LOUISIANA, Mo. — An unassuming Northeast Missouri priest won a victory for freedom of speech just by saying Mass.
Father John Cummings was arrested after services at St. Joseph Catholic Church in Louisiana on Sept. 3, 1865.
His crime? Failing to take the new state constitution’s loyalty oath, which was enacted after the Civil War. Many saw it as a vindictive measure to keep former Confederates from holding jobs.
At his first court hearing, Cummings refused to enter a plea and only spoke long enough to recite the Apostles’ Creed.
The case was the first to test the constitutionality of the law. Cummings lost at Missouri’s highest court, but won a narrow 5 to 4 victory at the U.S. Supreme Court.
Writing for the majority, Justice Stephen Field said the oath was of “objectionable character” and tended to subvert the presumption of innocence.
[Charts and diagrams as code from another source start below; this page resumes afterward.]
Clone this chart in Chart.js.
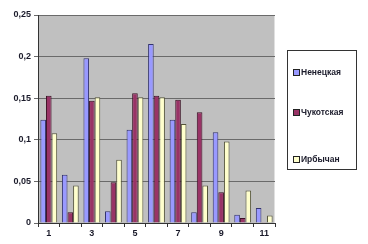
<!DOCTYPE html>
<html><head><meta charset="utf-8">
<script src="https://cdn.jsdelivr.net/npm/chart.js"></script>
<style>
html,body{margin:0;padding:0;background:#fff;}
#wrap{position:relative;width:368px;height:244px;}
#legend{position:absolute;left:287px;top:50px;width:70px;height:120px;border:1px solid #333;box-sizing:border-box;font:bold 8.5px "Liberation Sans",Arial,sans-serif;color:#1a1a2a;}
#legend div{position:absolute;left:5px;white-space:nowrap;}
#legend span{display:inline-block;width:5px;height:5px;border:1px solid #222;margin-right:1px;vertical-align:-1px;}
</style></head>
<body><div id="wrap"><canvas id="c" width="368" height="244"></canvas><div id="legend"></div></div>
<script>
const categories = ['1','2','3','4','5','6','7','8','9','10','11'];
const nenets = [0.124,0.058,0.198,0.014,0.112,0.215,0.124,0.013,0.109,0.010,0.018];
const chukot = [0.153,0.013,0.147,0.049,0.156,0.153,0.148,0.133,0.037,0.006,0.001];
const irbych = [0.108,0.045,0.151,0.076,0.151,0.151,0.119,0.045,0.098,0.039,0.009];
const seriesNames = ['Ненецкая','Чукотская','Ирбычан'];
const colors = ['#9999ff','#993366','#ffffcc'];
const borders = ['#33336e','#3a1024','#55553a'];

const bgPlugin = {
  id:'bg',
  beforeDraw(chart){
    const a = chart.chartArea, ctx = chart.ctx;
    ctx.save();
    ctx.fillStyle = '#c0c0c0';
    ctx.fillRect(a.left, a.top, a.right-a.left, a.bottom-a.top);
    ctx.strokeStyle = '#e0e0e0';
    ctx.lineWidth = 1;
    ctx.beginPath();
    ctx.moveTo(a.left, a.top+0.5); ctx.lineTo(a.right, a.top+0.5);
    ctx.moveTo(a.right-0.5, a.top); ctx.lineTo(a.right-0.5, a.bottom);
    ctx.stroke();
    ctx.restore();
  }
};

const tickFont = {family:'"Liberation Sans", Arial', size:9, weight:'bold'};
const data = [nenets, chukot, irbych];
new Chart(document.getElementById('c'), {
  type:'bar',
  data:{
    labels:categories,
    datasets: data.map((d,i)=>({label:seriesNames[i], data:d, backgroundColor:colors[i], borderColor:borders[i], borderWidth:1, barPercentage:1.0, categoryPercentage:0.78}))
  },
  options:{
    responsive:false, animation:false,
    layout:{padding:{top:15,right:93,left:0,bottom:0}},
    plugins:{legend:{display:false}, tooltip:{enabled:false}},
    scales:{
      x:{
        grid:{drawOnChartArea:false, color:'#333', tickLength:4, offset:true},
        border:{color:'#333'},
        ticks:{autoSkip:false, maxRotation:0, padding:1, color:'#1a1a2a', font:tickFont,
          callback:function(v,i){ return i%2===0 ? categories[i] : ''; }},
        afterFit(s){ s.height = 21; }
      },
      y:{
        min:0, max:0.25,
        grid:{color:'#6a6a6a', tickLength:4},
        border:{color:'#333'},
        ticks:{stepSize:0.05, padding:3, color:'#1a1a2a', font:tickFont,
          callback:function(v){ const r=Math.round(v*100)/100; return String(r).replace('.',','); }},
        afterFit(s){ s.width = 38; }
      }
    }
  },
  plugins:[bgPlugin]
});

const lg = document.getElementById('legend');
const tops = [16,56,103];
seriesNames.forEach((n,i)=>{
  const d = document.createElement('div');
  d.style.top = tops[i]+'px';
  d.innerHTML = '<span style="background:'+colors[i]+'"></span>'+n;
  lg.appendChild(d);
});
</script></body></html>
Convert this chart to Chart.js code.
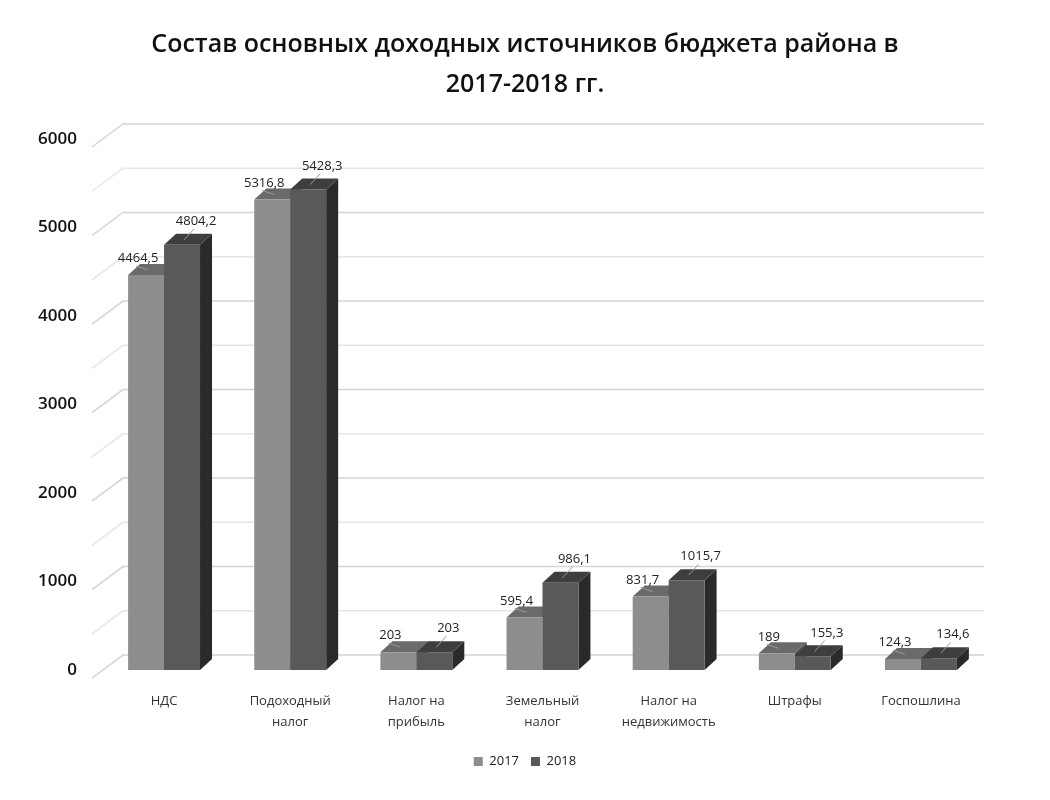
<!DOCTYPE html>
<html><head><meta charset="utf-8">
<script src="https://cdn.jsdelivr.net/npm/chart.js@4.4.1/dist/chart.umd.min.js"></script>
<style>html,body{margin:0;padding:0;background:#fff}#wrap{width:1050px;height:800px}</style>
</head><body><div id="wrap"><canvas id="c"></canvas></div>
<script>
const categories = [['НДС'], ['Подоходный','налог'], ['Налог на','прибыль'], ['Земельный','налог'], ['Налог на','недвижимость'], ['Штрафы'], ['Госпошлина']];
const values2017 = [4464.5, 5316.8, 203, 595.4, 831.7, 189, 124.3];
const values2018 = [4804.2, 5428.3, 203, 986.1, 1015.7, 155.3, 134.6];
const seriesNames = ['2017', '2018'];
const yTicks = [0, 1000, 2000, 3000, 4000, 5000, 6000];

const FRONT = ['#8d8d8d', '#595959'];
const TOP = ['#6a6a6a', '#3e3e3e'];
const SIDE = ['#4a4a4a', '#2a2a2a'];
const DX = 12, DY = 11;

const fmt = v => String(v).replace('.', ',');

const wallPlugin = {
  id: 'wall',
  beforeDatasetsDraw(chart) {
    const {ctx, chartArea, scales} = chart;
    const y = scales.y;
    ctx.save();
    for (let v = 0; v <= 6000; v += 500) {
      const py = y.getPixelForValue(v);
      ctx.strokeStyle = v % 1000 === 0 ? '#d4d4d4' : '#e6e6e6';
      ctx.lineWidth = 1.5;
      ctx.beginPath();
      ctx.moveTo(chartArea.left - 9, py + 8);
      ctx.lineTo(chartArea.left + 22, py - 15);
      ctx.lineTo(chartArea.right, py - 15);
      ctx.stroke();
    }
    const n = chart.data.labels.length;
    for (let i = 0; i < n; i++) {
      for (let d = 0; d < 2; d++) {
        const el = chart.getDatasetMeta(d).data[i];
        const l = el.x - el.width / 2, r = el.x + el.width / 2, t = el.y, b = el.base;
        ctx.fillStyle = SIDE[d];
        ctx.beginPath();
        ctx.moveTo(r, t); ctx.lineTo(r + DX, t - DY); ctx.lineTo(r + DX, b - DY); ctx.lineTo(r, b); ctx.closePath();
        ctx.fill();
        ctx.fillStyle = TOP[d];
        ctx.beginPath();
        ctx.moveTo(l, t); ctx.lineTo(r, t); ctx.lineTo(r + DX, t - DY); ctx.lineTo(l + DX, t - DY); ctx.closePath();
        ctx.fill();
      }
    }
    ctx.restore();
  },
  afterDatasetsDraw(chart) {
    const {ctx} = chart;
    ctx.save();
    ctx.font = '13px "Open Sans", sans-serif';
    ctx.fillStyle = '#222';
    ctx.textAlign = 'center';
    ctx.textBaseline = 'bottom';
    ctx.strokeStyle = '#999';
    ctx.lineWidth = 1;
    for (let d = 0; d < 2; d++) {
      const meta = chart.getDatasetMeta(d);
      meta.data.forEach((el, i) => {
        const v = chart.data.datasets[d].data[i];
        const tx = d === 0 ? el.x - 8 : el.x + 14;
        const ty = d === 0 ? el.y - 10 : el.y - 17;
        ctx.fillText(fmt(v), tx, ty);
        ctx.beginPath();
        ctx.moveTo(tx - 2, ty + 1);
        ctx.lineTo(el.x + 2, el.y - 5);
        ctx.stroke();
      });
    }
    ctx.restore();
  }
};

new Chart(document.getElementById('c'), {
  type: 'bar',
  data: {
    labels: categories,
    datasets: [
      {label: seriesNames[0], data: values2017, backgroundColor: FRONT[0]},
      {label: seriesNames[1], data: values2018, backgroundColor: FRONT[1]}
    ]
  },
  options: {
    responsive: true,
    maintainAspectRatio: false,
    animation: false,
    categoryPercentage: 0.57,
    barPercentage: 1.0,
    layout: {padding: {left: 26, right: 26, top: 8, bottom: 22}},
    plugins: {
      title: {
        display: true,
        text: ['Состав основных доходных источников бюджета района в', '2017-2018 гг.'],
        font: {family: '"Open Sans", sans-serif', size: 25, weight: '600', lineHeight: 1.6},
        color: '#111',
        padding: {top: 17, bottom: 34}
      },
      legend: {
        position: 'bottom',
        labels: {boxWidth: 9, boxHeight: 9, color: '#222', font: {family: '"Open Sans", sans-serif', size: 13}, padding: 12}
      },
      tooltip: {enabled: false}
    },
    scales: {
      x: {
        afterFit(s) { s.height = s.height - 10; },
        grid: {display: false, drawTicks: false},
        border: {display: false},
        ticks: {color: '#333', font: {family: '"Open Sans", sans-serif', size: 13, lineHeight: 1.65}, padding: 20, maxRotation: 0}
      },
      y: {
        min: 0, max: 6000,
        afterBuildTicks(s) { s.ticks = yTicks.map(v => ({value: v})); },
        afterFit(s) { s.width = 75; },
        grid: {display: false, drawTicks: false},
        border: {display: false},
        ticks: {color: '#111', font: {family: '"Open Sans", sans-serif', size: 17, weight: '600'}, padding: 24,
          callback: v => String(v)}
      },
      y2: {
        position: 'right',
        min: 0, max: 6000,
        afterFit(s) { s.width = 40; },
        grid: {display: false, drawTicks: false},
        border: {display: false},
        ticks: {display: false}
      }
    }
  },
  plugins: [wallPlugin]
});
</script>
</body></html>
Justice Hugo Black would later call the decision “one of the constitution’s great guarantees of liberty.”
Father Cummings served St. Stephen’s parish at Indian Creek near Monroe City before falling ill and dying in June 1873. He is buried in St. Louis, not far from the grave of Dred Scott, a slave who battled for freedom in a landmark legal case.
St. Joseph in Louisiana is still used for services.